Une équipe française détaille ce 2 mars ses premiers résultats relatifs à un traitement de la drépanocytose par thérapie génique. Quinze mois après l'insertion d'un gène correcteur dans les cellules souches productrices de cellules sanguines, le patient ne présente plus les symptômes de la maladie.
Début décembre 2016, une équipe internationale présentait lors d’un congrès d’hématologie les premiers résultats – extrêmement encourageants – d’une thérapie génique de la drépanocytose chez sept patients. Moins de trois mois plus tard, une équipe française publie les premiers résultats détaillés d’un essai clinique analogue, réalisé sur un adolescent à l’Hôpital Necker à Paris.
La drépanocytose est la première maladie génétique en France. Elle est due à la mutation d'un gène qui provoque une altération de l'hémoglobine, la protéine chargée de transporter l'oxygène dans le sang. Dans cette maladie, les globules rouges ont une forme anormale : au lieu d'être circulaires, ils ont l'apparence d'une faucille (d’où l’autre nom de la maladie, l’anémie à cellules falciformes)
À cause de cette forme, ces globules peuvent obstruer les petits vaisseaux sanguins (les capillaires) et favoriser la survenue d'accidents vasculaires cérébraux ou d'accidents pulmonaires. Ils sont aussi très fragiles avec une durée de vie d'une dizaine de jours contre 120 jours en temps normal. Les symptômes les plus fréquents sont des douleurs dans les os et les articulations, l'anémie, une augmentation du risque d'infection et un retard de croissance. Jusqu’à présent, la greffe de cellules souches (à partir de la moelle ou du sang de cordon) était le seul traitement curatif de la drépanocytose. En France, seuls une vingtaine de malades ont pu en bénéficier avec une guérison totale dans 90% des cas.
La production d'hémoglobine normale fait disparaître les symptômes
L’essai clinique français, coordonné par le Pr Marina Cavazzana – également impliquée dans les recherches présentées à San Diego fin 2016 – s’est déroulé en plusieurs phases. À l’automne 2014, les médecins ont prélevé dans la moelle osseuse d’un adolescent de 13 ans des cellules souches hématopoïétiques (à l’origine de la production de toutes les lignées de cellules sanguines). Ces cellules ont été mises en présence d’un lentivirus [1] modifié pour injecter dans l’ADN un gène (déjà mis au point pour traiter la ß-thalassémie). Les cellules traitées ont ensuite été réinjectées au patient par voie veineuse.
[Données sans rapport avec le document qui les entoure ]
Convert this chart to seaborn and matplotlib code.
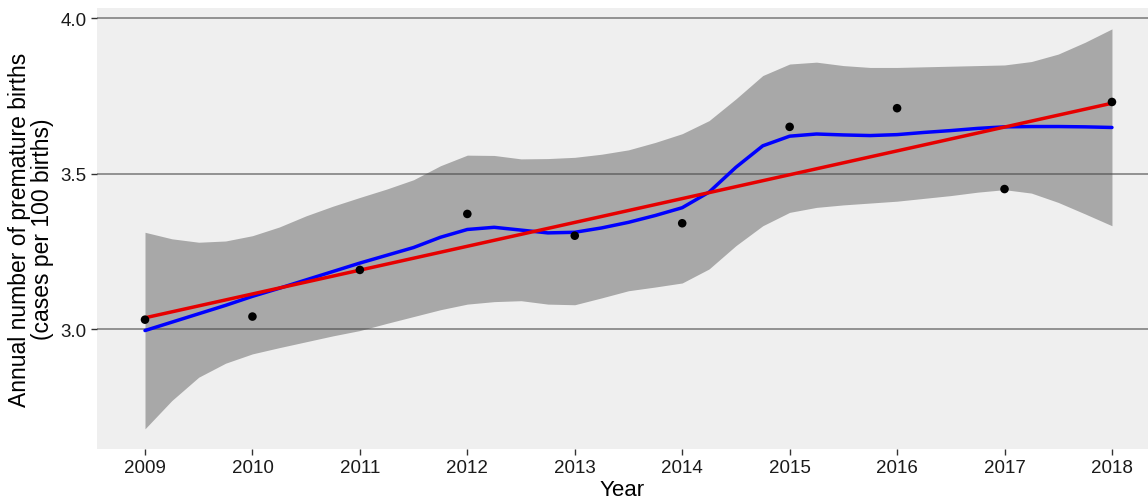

"Quinze mois après la greffe des cellules corrigées, le patient n’a plus besoin d’être transfusé, ne souffre plus de crises vaso-occlusives, et a complètement repris ses activités physiques et scolaires", détaillent l’AP-HP, l’Institut Imagine et le CEA dans un communiqué commun. Le Pr Philippe Leboulch – promoteur de l’essai au travers de son entreprise de biotechnologies, Bluebird bio – ajoute que " l’expression de la protéine thérapeutique provenant du [virus], hautement inhibitrice de la falciformation pathologique, est remarquablement élevée et efficace."
Les données publiées dans le New England Journal of Medicine ce 2 mars incorporent des informations encourageantes quant à la sécurité et la tolérance de la thérapie. Les chercheurs soulignent qu’un suivi plus long reste nécessaire pour confirmer que son efficacité et sa sûreté se prolongent dans le temps.